▶ _EXERCISE DESCRIPTION_
Repeat every line of the listing below exactly, minus the pictures.

▶ _DATA EXCERPT_
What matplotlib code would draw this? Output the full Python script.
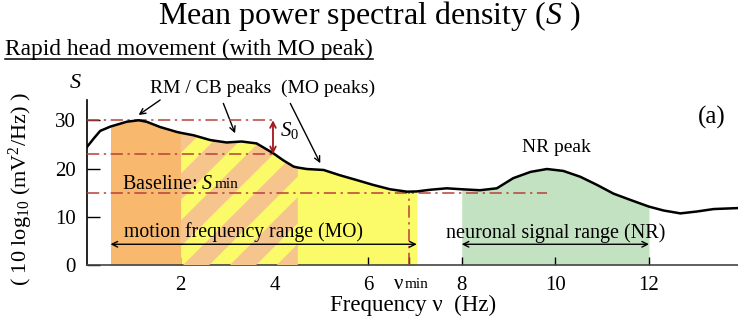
import matplotlib
matplotlib.use("Agg")
import matplotlib.pyplot as plt
from matplotlib.patches import Polygon
import numpy as np

plt.rcParams["font.family"] = ["Liberation Serif", "DejaVu Serif"]
plt.rcParams["mathtext.fontset"] = "custom"
plt.rcParams["mathtext.rm"] = "Liberation Serif"
plt.rcParams["mathtext.it"] = "Liberation Serif:italic"

# mean power spectral density, rapid head movement
freq = [0.0, 0.14, 0.28, 0.5, 0.85, 1.1, 1.27, 1.56, 1.91, 2.0, 2.27, 2.63, 2.98,
        3.3, 3.62, 3.97, 4.19, 4.41, 4.5, 4.69, 5.05, 5.4, 5.76, 6.11, 6.47, 6.83,
        7.04, 7.33, 7.68, 8.0, 8.39, 8.75, 9.1, 9.47, 9.82, 10.17, 10.53, 10.89,
        11.24, 11.6, 12.0, 12.31, 12.67, 13.03, 13.38, 13.9]
psd = [24.5, 26.2, 27.8, 28.7, 29.7, 30.0, 29.7, 28.6, 27.6, 27.4, 26.9, 25.9, 25.4,
       25.6, 25.2, 23.2, 21.7, 20.4, 20.2, 19.9, 19.7, 18.6, 17.6, 16.6, 15.7, 15.2,
       15.25, 15.6, 15.9, 15.7, 15.5, 15.9, 18.0, 19.3, 19.9, 19.5, 18.3, 16.6,
       14.8, 13.5, 12.1, 11.3, 10.7, 11.1, 11.6, 11.8]

s_max = 30.0
s_low = 23.0
s_min = 15.0
nu_min = 6.88

mo_range = (0.5, 7.04)
rm_range = (0.5, 2.0)
cb_range = (2.0, 4.5)
nr_range = (8.0, 12.0)
baseline_end = 9.82

xticks = [2, 4, 6, 8, 10, 12]
yticks = [0, 10, 20, 30]

ORANGE = "#f8b96f"
ORANGE_LT = "#f6c48d"
YELLOW = "#fbfb6a"
GREEN = "#c3e2c1"
DASH_RED = "#b9403a"
ARROW_RED = "#a3161b"

f = np.array(freq)
s = np.array(psd)

fig = plt.figure(figsize=(7.38, 3.29), dpi=100)
ax = fig.add_axes([0.118, 0.1945, 0.882, 0.5015])
ax.set_xlim(0, 13.9)
ax.set_ylim(0, 34.2)


def band(lo, hi, color, z):
    m = (f >= lo - 1e-9) & (f <= hi + 1e-9)
    return ax.fill_between(f[m], 0, s[m], color=color, lw=0, zorder=z)


band(*mo_range, YELLOW, 1)
band(*rm_range, ORANGE, 2)
cb = band(*cb_range, YELLOW, 2)
band(*nr_range, GREEN, 1)

# diagonal stripes over the CB part
clip = cb.get_paths()[0]
period, width, slope = 1.0, 0.56, 9.7
for x0 in np.arange(-1.95, 5.0, period):
    top = 36
    p = Polygon([(x0, 0), (x0 + width, 0), (x0 + width + top / slope, top),
                 (x0 + top / slope, top)], closed=True, color=ORANGE_LT, lw=0, zorder=3)
    ax.add_patch(p)
    p.set_clip_path(clip, ax.transData)

ax.plot(f, s, color="black", lw=1.8, zorder=6)

# reference levels
dd = dict(color=DASH_RED, lw=1.1, dashes=(8, 3, 1.5, 3), zorder=5)
ax.plot([0, 3.97], [s_max, s_max], **dd)
ax.plot([0, 3.95], [s_low, s_low], **dd)
ax.plot([0, baseline_end], [s_min, s_min], **dd)
ax.plot([nu_min, nu_min], [0, s_min], **dd)

ax.annotate("", xy=(3.97, s_low), xytext=(3.97, s_max),
            arrowprops=dict(arrowstyle="<->", color=ARROW_RED, lw=1.3,
                            shrinkA=0, shrinkB=0), zorder=7)
ax.text(4.12, 27.8, r"$S_0$", fontsize=15, va="center", ha="left", zorder=7)

# range arrows
for lo, hi in (mo_range, nr_range):
    ax.annotate("", xy=(lo, 4.3), xytext=(hi, 4.3),
                arrowprops=dict(arrowstyle="<->", color="black", lw=1.0,
                                shrinkA=0, shrinkB=0), zorder=7)
ax.text(3.33, 6.9, "motion frequency range (MO)", fontsize=14.2, ha="center",
        va="center", zorder=7)
ax.text(10.0, 6.7, "neuronal signal range (NR)", fontsize=14.5, ha="center",
        va="center", zorder=7)

t = ax.text(0.75, 16.6, r"Baseline: $S$", fontsize=14.5, ha="left", va="center", zorder=7)
ax.annotate("min", xy=(1, 0), xycoords=t, xytext=(0.5, 2.2), textcoords="offset points",
            fontsize=11, ha="left", va="bottom", zorder=7)

# peak labels
ax.text(1.35, 36.6, "RM / CB peaks  (MO peaks)", fontsize=14, ha="left", va="center",
        clip_on=False)
arr = dict(arrowstyle="->", color="black", lw=1.0, shrinkA=0, shrinkB=0)
ax.annotate("", xy=(1.1, 31.1), xytext=(1.56, 34.2), arrowprops=arr, annotation_clip=False)
ax.annotate("", xy=(3.16, 27.3), xytext=(2.91, 33.5), arrowprops=arr, annotation_clip=False)
ax.annotate("", xy=(4.98, 21.1), xytext=(4.34, 33.5), arrowprops=arr, annotation_clip=False)
ax.text(10.02, 24.4, "NR peak", fontsize=14, ha="center", va="center")
ax.text(13.35, 30.6, "(a)", fontsize=18, ha="center", va="center")
ax.text(-0.26, 37.6, r"$S$", fontsize=16, ha="center", va="center", clip_on=False)

# axes styling
for side in ("top", "right"):
    ax.spines[side].set_visible(False)
ax.spines["left"].set_linewidth(1.2)
ax.spines["bottom"].set_linewidth(1.2)
ax.spines["bottom"].set_color("#444444")
ax.set_yticks(yticks)
ax.tick_params(axis="y", direction="in", length=9, width=1.0, labelsize=15, pad=8)
ax.set_xticks(xticks + [nu_min])
ax.set_xticklabels([str(v) for v in xticks] + [""])
ax.tick_params(axis="x", direction="in", length=6, width=1.0, labelsize=15, pad=8)

nu = ax.text(6.66, -0.06, "ν", transform=ax.get_xaxis_transform(), fontsize=15,
             ha="center", va="top")
ax.annotate("min", xy=(1, 0), xycoords=nu, xytext=(1, 2.2), textcoords="offset points",
            fontsize=11, ha="left", va="bottom")

ax.set_ylabel(r"( 10 log$_{10}$ (mV$^2$/Hz) )", fontsize=16)
ax.yaxis.set_label_coords(-0.08, 0.46)
fig.text(0.5596, 0.073, "Frequency ν  (Hz)", fontsize=16.5, ha="center", va="center")

fig.text(0.5, 0.952, r"Mean power spectral density ($S$ )", fontsize=23,
         ha="center", va="center")
sub = fig.text(0.007, 0.85, "Rapid head movement (with MO peak)", fontsize=16.8,
               ha="left", va="center")
fig.canvas.draw()
bb = sub.get_window_extent().transformed(fig.transFigure.inverted())
fig.add_artist(plt.Line2D([bb.x0, bb.x1], [bb.y0 + 0.004, bb.y0 + 0.004],
                          color="black", lw=1.1, transform=fig.transFigure))

fig.savefig("out.png", dpi=100)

▶ _FULL RESPONSE_
What matplotlib code would draw this? Output the full Python script.
import matplotlib
matplotlib.use("Agg")
import matplotlib.pyplot as plt
from matplotlib.patches import Polygon
import numpy as np

plt.rcParams["font.family"] = ["Liberation Serif", "DejaVu Serif"]
plt.rcParams["mathtext.fontset"] = "custom"
plt.rcParams["mathtext.rm"] = "Liberation Serif"
plt.rcParams["mathtext.it"] = "Liberation Serif:italic"

# mean power spectral density, rapid head movement
freq = [0.0, 0.14, 0.28, 0.5, 0.85, 1.1, 1.27, 1.56, 1.91, 2.0, 2.27, 2.63, 2.98,
        3.3, 3.62, 3.97, 4.19, 4.41, 4.5, 4.69, 5.05, 5.4, 5.76, 6.11, 6.47, 6.83,
        7.04, 7.33, 7.68, 8.0, 8.39, 8.75, 9.1, 9.47, 9.82, 10.17, 10.53, 10.89,
        11.24, 11.6, 12.0, 12.31, 12.67, 13.03, 13.38, 13.9]
psd = [24.5, 26.2, 27.8, 28.7, 29.7, 30.0, 29.7, 28.6, 27.6, 27.4, 26.9, 25.9, 25.4,
       25.6, 25.2, 23.2, 21.7, 20.4, 20.2, 19.9, 19.7, 18.6, 17.6, 16.6, 15.7, 15.2,
       15.25, 15.6, 15.9, 15.7, 15.5, 15.9, 18.0, 19.3, 19.9, 19.5, 18.3, 16.6,
       14.8, 13.5, 12.1, 11.3, 10.7, 11.1, 11.6, 11.8]

s_max = 30.0
s_low = 23.0
s_min = 15.0
nu_min = 6.88

mo_range = (0.5, 7.04)
rm_range = (0.5, 2.0)
cb_range = (2.0, 4.5)
nr_range = (8.0, 12.0)
baseline_end = 9.82

xticks = [2, 4, 6, 8, 10, 12]
yticks = [0, 10, 20, 30]

ORANGE = "#f8b96f"
ORANGE_LT = "#f6c48d"
YELLOW = "#fbfb6a"
GREEN = "#c3e2c1"
DASH_RED = "#b9403a"
ARROW_RED = "#a3161b"

f = np.array(freq)
s = np.array(psd)

fig = plt.figure(figsize=(7.38, 3.29), dpi=100)
ax = fig.add_axes([0.118, 0.1945, 0.882, 0.5015])
ax.set_xlim(0, 13.9)
ax.set_ylim(0, 34.2)


def band(lo, hi, color, z):
    m = (f >= lo - 1e-9) & (f <= hi + 1e-9)
    return ax.fill_between(f[m], 0, s[m], color=color, lw=0, zorder=z)


band(*mo_range, YELLOW, 1)
band(*rm_range, ORANGE, 2)
cb = band(*cb_range, YELLOW, 2)
band(*nr_range, GREEN, 1)

# diagonal stripes over the CB part
clip = cb.get_paths()[0]
period, width, slope = 1.0, 0.56, 9.7
for x0 in np.arange(-1.95, 5.0, period):
    top = 36
    p = Polygon([(x0, 0), (x0 + width, 0), (x0 + width + top / slope, top),
                 (x0 + top / slope, top)], closed=True, color=ORANGE_LT, lw=0, zorder=3)
    ax.add_patch(p)
    p.set_clip_path(clip, ax.transData)

ax.plot(f, s, color="black", lw=1.8, zorder=6)

# reference levels
dd = dict(color=DASH_RED, lw=1.1, dashes=(8, 3, 1.5, 3), zorder=5)
ax.plot([0, 3.97], [s_max, s_max], **dd)
ax.plot([0, 3.95], [s_low, s_low], **dd)
ax.plot([0, baseline_end], [s_min, s_min], **dd)
ax.plot([nu_min, nu_min], [0, s_min], **dd)

ax.annotate("", xy=(3.97, s_low), xytext=(3.97, s_max),
            arrowprops=dict(arrowstyle="<->", color=ARROW_RED, lw=1.3,
                            shrinkA=0, shrinkB=0), zorder=7)
ax.text(4.12, 27.8, r"$S_0$", fontsize=15, va="center", ha="left", zorder=7)

# range arrows
for lo, hi in (mo_range, nr_range):
    ax.annotate("", xy=(lo, 4.3), xytext=(hi, 4.3),
                arrowprops=dict(arrowstyle="<->", color="black", lw=1.0,
                                shrinkA=0, shrinkB=0), zorder=7)
ax.text(3.33, 6.9, "motion frequency range (MO)", fontsize=14.2, ha="center",
        va="center", zorder=7)
ax.text(10.0, 6.7, "neuronal signal range (NR)", fontsize=14.5, ha="center",
        va="center", zorder=7)

t = ax.text(0.75, 16.6, r"Baseline: $S$", fontsize=14.5, ha="left", va="center", zorder=7)
ax.annotate("min", xy=(1, 0), xycoords=t, xytext=(0.5, 2.2), textcoords="offset points",
            fontsize=11, ha="left", va="bottom", zorder=7)

# peak labels
ax.text(1.35, 36.6, "RM / CB peaks  (MO peaks)", fontsize=14, ha="left", va="center",
        clip_on=False)
arr = dict(arrowstyle="->", color="black", lw=1.0, shrinkA=0, shrinkB=0)
ax.annotate("", xy=(1.1, 31.1), xytext=(1.56, 34.2), arrowprops=arr, annotation_clip=False)
ax.annotate("", xy=(3.16, 27.3), xytext=(2.91, 33.5), arrowprops=arr, annotation_clip=False)
ax.annotate("", xy=(4.98, 21.1), xytext=(4.34, 33.5), arrowprops=arr, annotation_clip=False)
ax.text(10.02, 24.4, "NR peak", fontsize=14, ha="center", va="center")
ax.text(13.35, 30.6, "(a)", fontsize=18, ha="center", va="center")
ax.text(-0.26, 37.6, r"$S$", fontsize=16, ha="center", va="center", clip_on=False)

# axes styling
for side in ("top", "right"):
    ax.spines[side].set_visible(False)
ax.spines["left"].set_linewidth(1.2)
ax.spines["bottom"].set_linewidth(1.2)
ax.spines["bottom"].set_color("#444444")
ax.set_yticks(yticks)
ax.tick_params(axis="y", direction="in", length=9, width=1.0, labelsize=15, pad=8)
ax.set_xticks(xticks + [nu_min])
ax.set_xticklabels([str(v) for v in xticks] + [""])
ax.tick_params(axis="x", direction="in", length=6, width=1.0, labelsize=15, pad=8)

nu = ax.text(6.66, -0.06, "ν", transform=ax.get_xaxis_transform(), fontsize=15,
             ha="center", va="top")
ax.annotate("min", xy=(1, 0), xycoords=nu, xytext=(1, 2.2), textcoords="offset points",
            fontsize=11, ha="left", va="bottom")

ax.set_ylabel(r"( 10 log$_{10}$ (mV$^2$/Hz) )", fontsize=16)
ax.yaxis.set_label_coords(-0.08, 0.46)
fig.text(0.5596, 0.073, "Frequency ν  (Hz)", fontsize=16.5, ha="center", va="center")

fig.text(0.5, 0.952, r"Mean power spectral density ($S$ )", fontsize=23,
         ha="center", va="center")
sub = fig.text(0.007, 0.85, "Rapid head movement (with MO peak)", fontsize=16.8,
               ha="left", va="center")
fig.canvas.draw()
bb = sub.get_window_extent().transformed(fig.transFigure.inverted())
fig.add_artist(plt.Line2D([bb.x0, bb.x1], [bb.y0 + 0.004, bb.y0 + 0.004],
                          color="black", lw=1.1, transform=fig.transFigure))

fig.savefig("out.png", dpi=100)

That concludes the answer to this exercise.